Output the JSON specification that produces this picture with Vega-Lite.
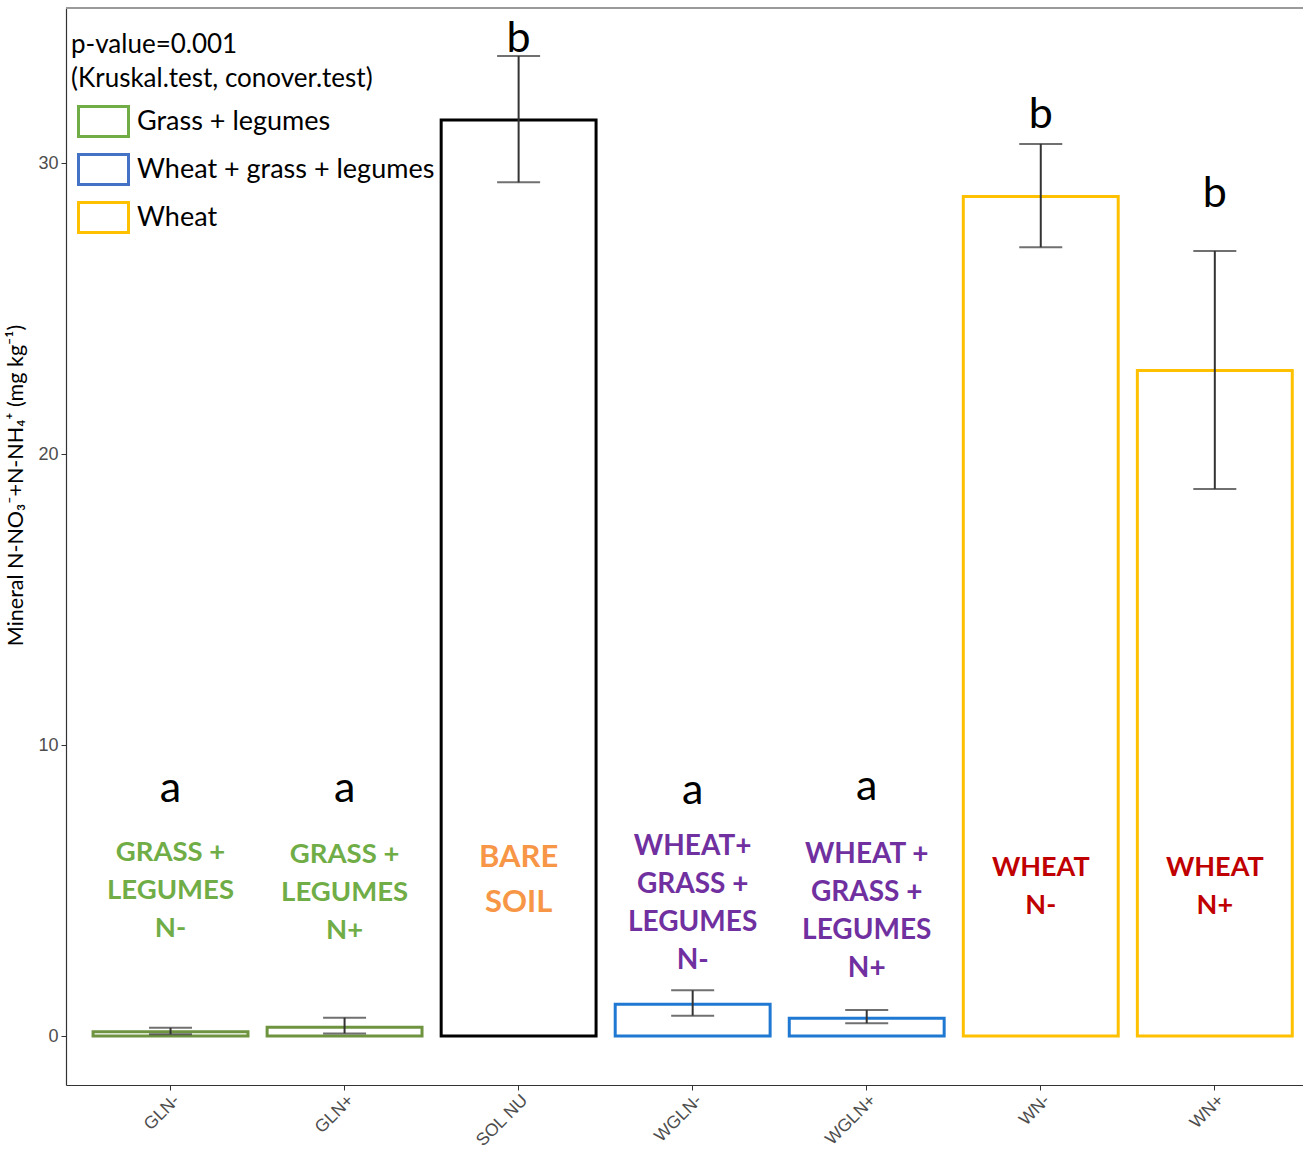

--

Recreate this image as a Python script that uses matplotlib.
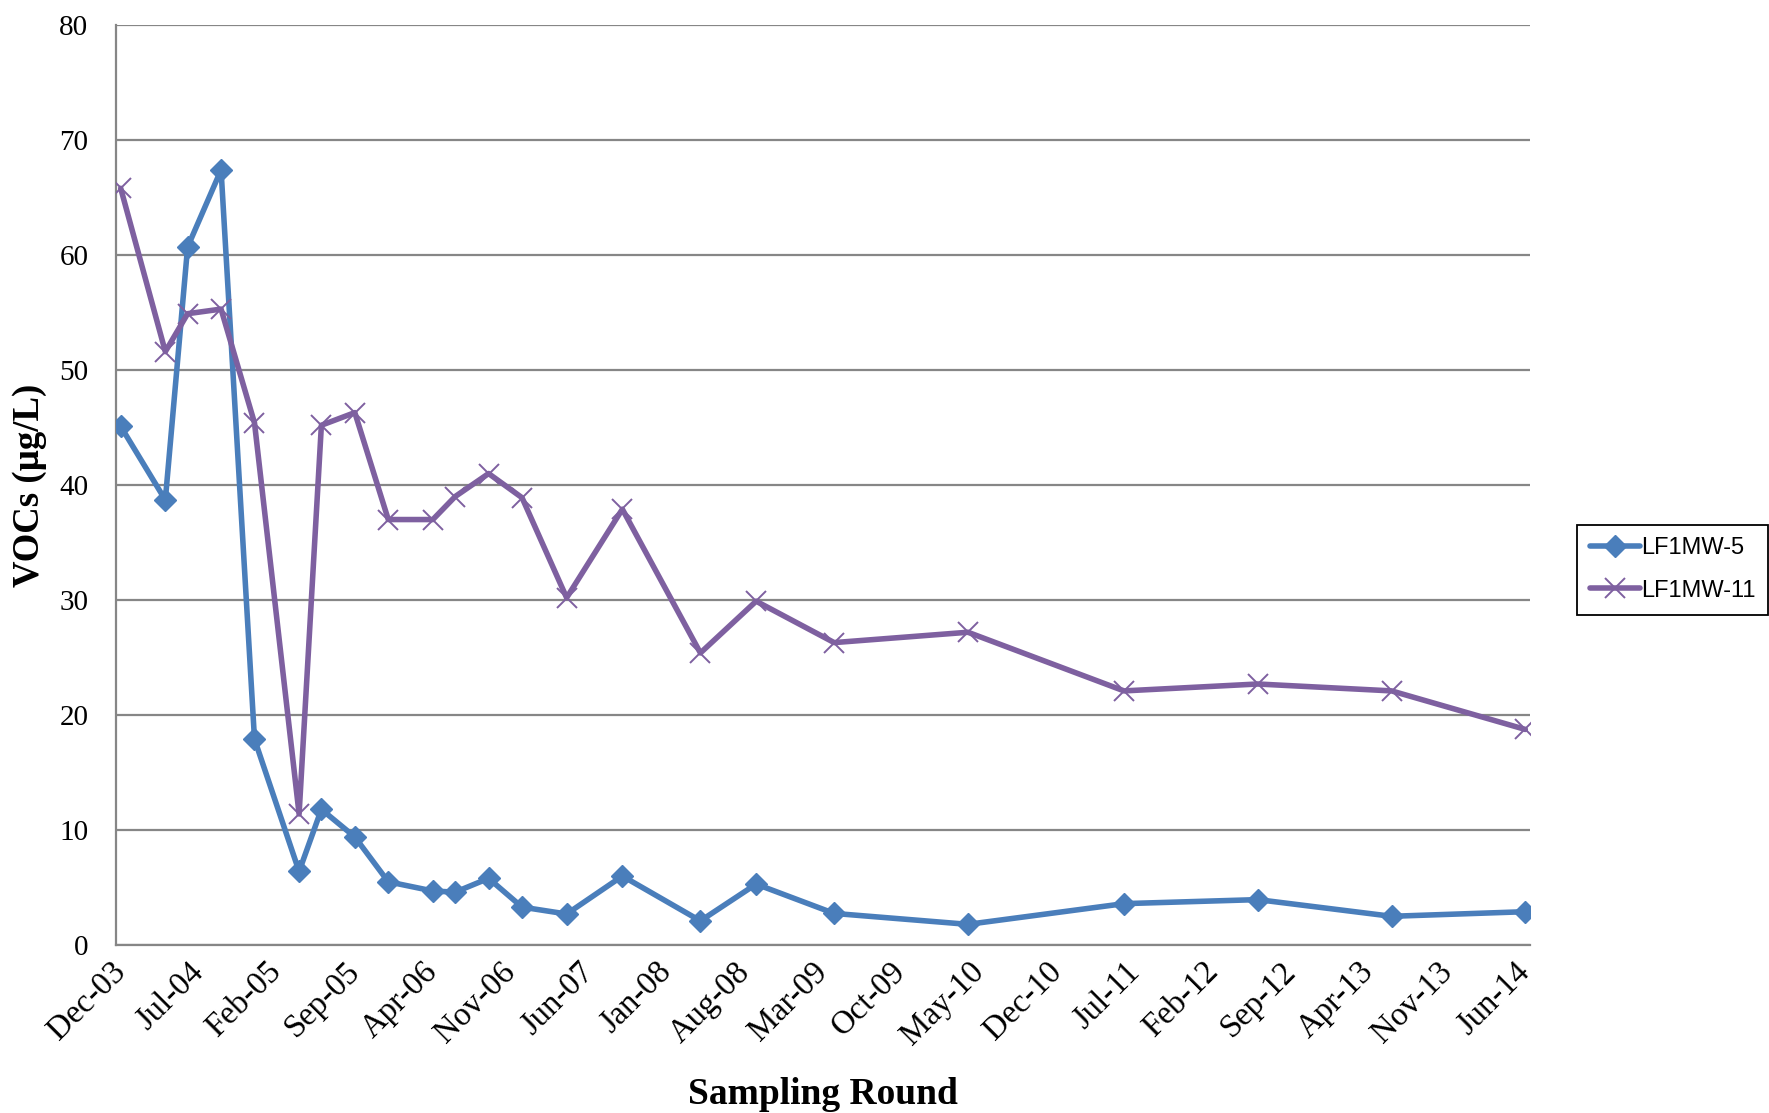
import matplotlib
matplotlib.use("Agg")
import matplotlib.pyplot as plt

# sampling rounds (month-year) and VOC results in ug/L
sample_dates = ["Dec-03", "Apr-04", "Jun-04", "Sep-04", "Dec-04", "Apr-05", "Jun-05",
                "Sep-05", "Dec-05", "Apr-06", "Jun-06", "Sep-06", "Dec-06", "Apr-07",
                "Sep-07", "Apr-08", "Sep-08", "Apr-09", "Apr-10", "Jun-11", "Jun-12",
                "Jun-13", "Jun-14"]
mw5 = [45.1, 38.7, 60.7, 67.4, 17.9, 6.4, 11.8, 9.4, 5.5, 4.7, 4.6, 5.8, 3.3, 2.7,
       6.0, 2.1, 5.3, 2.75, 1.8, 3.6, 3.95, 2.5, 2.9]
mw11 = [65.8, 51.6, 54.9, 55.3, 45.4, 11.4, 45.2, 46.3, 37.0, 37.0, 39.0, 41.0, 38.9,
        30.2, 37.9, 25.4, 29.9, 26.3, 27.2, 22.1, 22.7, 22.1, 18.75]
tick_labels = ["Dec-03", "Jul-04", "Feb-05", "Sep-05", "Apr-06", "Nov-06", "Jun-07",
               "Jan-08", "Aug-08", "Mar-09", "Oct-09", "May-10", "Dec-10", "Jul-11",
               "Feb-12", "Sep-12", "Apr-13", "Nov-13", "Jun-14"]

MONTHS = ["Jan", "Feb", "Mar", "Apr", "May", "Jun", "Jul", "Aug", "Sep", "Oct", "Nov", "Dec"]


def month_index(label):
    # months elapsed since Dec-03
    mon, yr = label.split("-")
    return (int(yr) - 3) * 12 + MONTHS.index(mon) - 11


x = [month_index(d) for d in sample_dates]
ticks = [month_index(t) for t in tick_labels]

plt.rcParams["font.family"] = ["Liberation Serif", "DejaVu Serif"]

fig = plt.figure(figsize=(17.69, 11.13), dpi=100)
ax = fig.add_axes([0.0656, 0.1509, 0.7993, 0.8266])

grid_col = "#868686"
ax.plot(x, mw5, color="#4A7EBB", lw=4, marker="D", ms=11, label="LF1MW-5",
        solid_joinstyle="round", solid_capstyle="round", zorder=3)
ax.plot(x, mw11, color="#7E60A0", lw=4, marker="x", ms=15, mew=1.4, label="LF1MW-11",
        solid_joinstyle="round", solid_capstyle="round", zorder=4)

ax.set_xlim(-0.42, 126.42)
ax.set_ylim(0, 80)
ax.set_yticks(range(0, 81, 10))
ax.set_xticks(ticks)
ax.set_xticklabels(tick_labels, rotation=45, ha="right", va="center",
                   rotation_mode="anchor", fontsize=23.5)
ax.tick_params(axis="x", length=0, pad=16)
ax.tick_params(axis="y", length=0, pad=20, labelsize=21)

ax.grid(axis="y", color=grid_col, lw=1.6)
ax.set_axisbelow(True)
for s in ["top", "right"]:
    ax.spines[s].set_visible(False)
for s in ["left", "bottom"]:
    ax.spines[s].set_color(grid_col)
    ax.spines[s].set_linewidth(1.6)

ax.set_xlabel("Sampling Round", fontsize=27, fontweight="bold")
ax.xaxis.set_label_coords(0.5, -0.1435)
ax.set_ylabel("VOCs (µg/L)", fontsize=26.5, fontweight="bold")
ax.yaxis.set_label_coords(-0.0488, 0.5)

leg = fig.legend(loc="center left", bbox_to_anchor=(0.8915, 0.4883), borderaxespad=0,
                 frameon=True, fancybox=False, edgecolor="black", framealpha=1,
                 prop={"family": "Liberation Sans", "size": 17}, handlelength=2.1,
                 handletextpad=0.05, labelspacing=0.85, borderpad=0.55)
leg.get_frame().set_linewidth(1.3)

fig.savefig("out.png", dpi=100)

— GIVEN PROBLEM —
Exactly how many lines of the listing above contain the string "that"? Give no more than the number.

— ANSWER TO THE TASK —
2